I was happy to hear that morning that wetsuits would be allowed, as the temperature was just borderline where they would disallow it the previous day (if the water temperature taken on race day is above 22 degrees, wetsuits are not allowed). After suiting up, I joined the last wave of swimmers in the water. I wasn’t feeling nervous about the swim, thanks to doing the Thetis Lake MS Swim the previous week. I wasn’t feeling nervous at all, actually. I was more looking forward to see if a triathlon was just as fun as it looked.
After the gun went off and I fought my way through the crowd of swimmers, I was swimming at a fairly consistent pace, except I found myself meandering more often than not. Without anything below or to my side to use as a guide, I found myself swimming of course quite a bit and had to pop my head up and look for the buoy frequently. After rounding the 2nd buoy (we swam in a 1.5 km diamond shape), I found a hill I could use to keep an eye on to stay straight.
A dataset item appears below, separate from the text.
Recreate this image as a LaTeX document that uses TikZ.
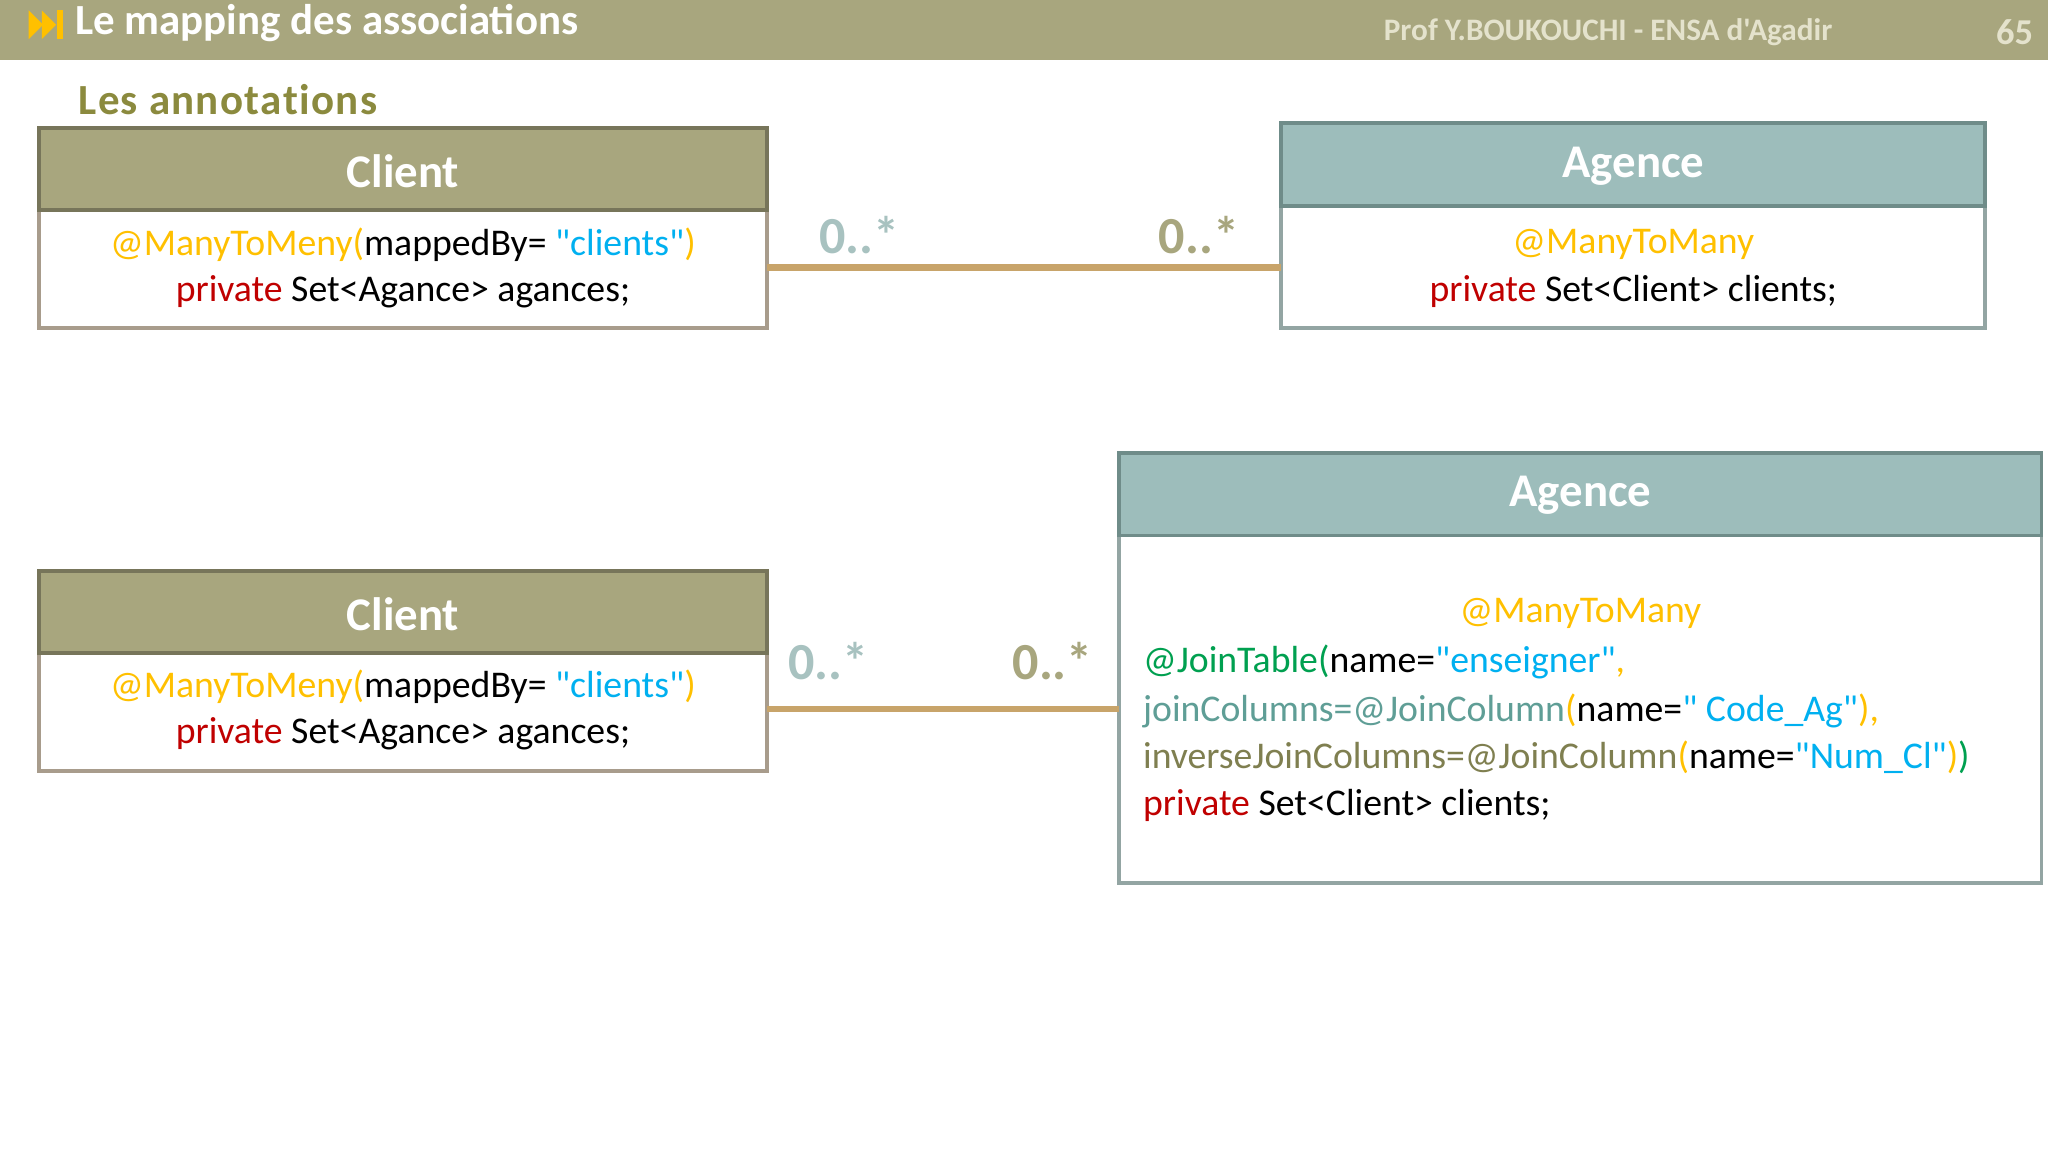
\documentclass[tikz,border=0pt]{standalone}
\usepackage{fontspec}
\setmainfont{Carlito}[Ligatures=TeXOff]
\definecolor{olivebar}{HTML}{A8A67E}
\definecolor{oliveborder}{HTML}{77755A}
\definecolor{tealhead}{HTML}{9DBDBB}
\definecolor{tealborder}{HTML}{6F8C89}
\definecolor{bodyborder}{HTML}{A89C8C}
\definecolor{tealbody}{HTML}{93A5A3}
\definecolor{linktan}{HTML}{C8A46A}
\definecolor{anno}{HTML}{FFC000}
\definecolor{strblue}{HTML}{00B0F0}
\definecolor{kwred}{HTML}{C00000}
\definecolor{jgreen}{HTML}{00A050}
\definecolor{jteal}{HTML}{5F9E96}
\definecolor{jolive}{HTML}{7F7F50}
\definecolor{subtitle}{HTML}{8B8A3E}
\definecolor{multteal}{HTML}{A8C2C0}
\definecolor{multolive}{HTML}{A8A67E}
\definecolor{headtext}{HTML}{E4E2CC}
\tikzset{
  headol/.style={fill=olivebar,draw=oliveborder,line width=3bp},
  headte/.style={fill=tealhead,draw=tealborder,line width=3bp},
  bodyc/.style={fill=white,draw=bodyborder,line width=3bp},
  bodya/.style={fill=white,draw=tealbody,line width=3bp},
  htxt/.style={text=white,font=\fontsize{36}{42}\selectfont\bfseries},
  ctxt/.style={font=\fontsize{29}{34}\selectfont},
  mult/.style={font=\fontsize{40}{46}\selectfont\bfseries},
  link/.style={draw=linktan,line width=5bp}
}
\begin{document}
\begin{tikzpicture}[x=1bp,y=-1bp]
\useasboundingbox (0,0) rectangle (1568,882);
\fill[olivebar] (0,0) rectangle (1568,46);
\fill[anno] (22,8) -- (33,19) -- (22,30) -- cycle;
\fill[anno] (32,8) -- (43,19) -- (32,30) -- cycle;
\fill[anno] (44,8) rectangle (48,30);
\node[anchor=west,text=white,font=\fontsize{33}{38}\selectfont\bfseries] (title) at (54,18) {Le mapping des associations};
\node[anchor=west,text=headtext,font=\fontsize{24}{28}\selectfont\bfseries] (prof) at (1056,25) {Prof Y.BOUKOUCHI - ENSA d'Agadir};
\node[anchor=east,text=headtext,font=\fontsize{28}{32}\selectfont\bfseries] (pg) at (1560,25) {65};
\node[anchor=west,text=subtitle,font=\fontsize{33}{38}\selectfont\bfseries,inner sep=0pt] (sub) at (60,76) {L\kern1pt e\kern1pt s\kern1pt\ a\kern1pt n\kern1pt n\kern1pt o\kern1pt t\kern1pt a\kern1pt t\kern1pt i\kern1pt o\kern1pt n\kern1pt s};
% Box 1 client
\draw[bodyc] (30,161) rectangle (587,251);
\draw[headol] (30,98) rectangle (587,161);
\node[htxt] (c1h) at (308.5,131) {Client};
\node[ctxt] (c1a) at (308.5,187) {\textcolor{anno}{@ManyToMeny(}mappedBy= \textcolor{strblue}{"clients"}\textcolor{anno}{)}};
\node[ctxt] (c1b) at (308.5,223) {\textcolor{kwred}{private} Set<Agance> agances;};
\coordinate (c1r) at (587,205);
% Box 1 agence
\draw[bodya] (981,158) rectangle (1520,251);
\draw[headte] (981,94) rectangle (1520,158);
\node[htxt] (a1h) at (1250.5,127) {Agence};
\node[ctxt] (a1a) at (1250.5,187) {\textcolor{anno}{@ManyToMany}};
\node[ctxt] (a1b) at (1250.5,223) {\textcolor{kwred}{private} Set<Client> clients;};
\coordinate (a1l) at (981,205);
\draw[link] (c1r) -- (a1l);
\node[mult,text=multteal] (m1) at (658,180) {0..*};
\node[mult,text=multolive] (m2) at (918,180) {0..*};
% Box 2 client
\draw[bodyc] (30,500) rectangle (587,590);
\draw[headol] (30,437) rectangle (587,500);
\node[htxt] (c2h) at (308.5,470) {Client};
\node[ctxt] (c2a) at (308.5,526) {\textcolor{anno}{@ManyToMeny(}mappedBy= \textcolor{strblue}{"clients"}\textcolor{anno}{)}};
\node[ctxt] (c2b) at (308.5,562) {\textcolor{kwred}{private} Set<Agance> agances;};
\coordinate (c2r) at (587,543);
% Box 2 agence
\draw[bodya] (857,410) rectangle (1563,676);
\draw[headte] (857,347) rectangle (1563,410);
\node[htxt] (a2h) at (1210,379) {Agence};
\node[ctxt] (a2a) at (1210,470) {\textcolor{anno}{@ManyToMany}};
\node[ctxt,anchor=west,inner sep=0pt] (a2b) at (875,507) {\textcolor{jgreen}{@JoinTable(}name=\textcolor{strblue}{"enseigner"}\textcolor{anno}{,}};
\node[ctxt,anchor=west,inner sep=0pt] (a2c) at (875,544) {\textcolor{jteal}{joinColumns=@JoinColumn}\textcolor{anno}{(}name=\textcolor{strblue}{" Code\_Ag"}\textcolor{anno}{),}};
\node[ctxt,anchor=west,inner sep=0pt] (a2d) at (875,580) {\textcolor{jolive}{inverseJoinColumns=@JoinColumn}\textcolor{anno}{(}name=\textcolor{strblue}{"Num\_Cl"}\textcolor{anno}{)}\textcolor{jgreen}{)}};
\node[ctxt,anchor=west,inner sep=0pt] (a2e) at (875,617) {\textcolor{kwred}{private} Set<Client> clients;};
\coordinate (a2l) at (857,543);
\draw[link] (c2r) -- (a2l);
\node[mult,text=multteal] (m3) at (634,506) {0..*};
\node[mult,text=multolive] (m4) at (806,506) {0..*};
\end{tikzpicture}
\end{document}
I came up on the beach in about 41 minutes, pretty close to what I expected my time to be, with tons of energy left over.
Wetsuit off, swim cap and goggles off, sunglasses on, helmet on, dry feet, cycling shoes on, grab bike and run awkwardly to the dismount line.
The 40 km bike route for this race followed West Saanich Road all the way out to the Victoria airport and back. It was undulating for the most part, with a few stand-up hilly sections and some nice flat sections through farmland. There was no drafting allowed in this race, which means you cannot ride right behind someone. We had to stay back at least 10 metres, and if we felt like we could pass, we had about 15 seconds to do so. I came up on a few people, and worked hard to pass within that time frame, but for the most part I was either riding alone or getting passed!
My bike computer decided to stop working, so I had no idea how fast I was going. When I reached the airport turnaround, I figured I was about 45 minutes in, so it’d take me about an hour and a half to do the ride. My quads were burning a bit from the hill climbs, but I still felt good. I had two gels on the ride and was feeling ready for the run.
Dismount bike before dismount line, run awkwardly to my transition area, rack my bike, helmet off, glasses off, race belt (with race bib attached) on, cycling shoes off, tri shoes on, grab another gel, Garmin on, hat on, stand there confused for two minutes trying to figure out where I should be exiting the transition area to start my run, ask someone where to go, thank them, start running.
Familiar territory. My legs felt great and I quickly began to pass everyone who passed me on the bike. I was surprised I felt so good. I downed water at every station without stopping, and took another gel about 5 km into my run. I checked my Garmin — I was running sub 5-minute kms! After a 41 minute swim and a 1:30 bike!
Being a runner at heart as its advantages in the tri, for sure.
I crossed the finish line in 3:09, feeling like I could run another 10 km. I also came 5th in my age group, two spots away from a podium finish. Not bad for my first triathlon!
So am I a convert now? Of course. I can’t wait to do another tri (which happens to be next weekend… I signed up for the Subaru Sooke International Triathlon! But just the sprint distance this time).
Besides, I have to answer that burning question all endurance athletes have: how much faster can I do it next time?
Huge thanks to Noa of PT Performance Training for getting me ready and trained for my first triathlon — I would be clueless without your help! Also huge thanks to Krista for giving me that extra push I needed I commit to actually doing a triathlon and for all her help with the swim — from nose plugs and pool noodles to wetsuits and open water! My swimming has come a long way in nine months!
Up next? The Goodlife Fitness Victoria Marathon (running the whole 42.2 this time, and not getting injured!)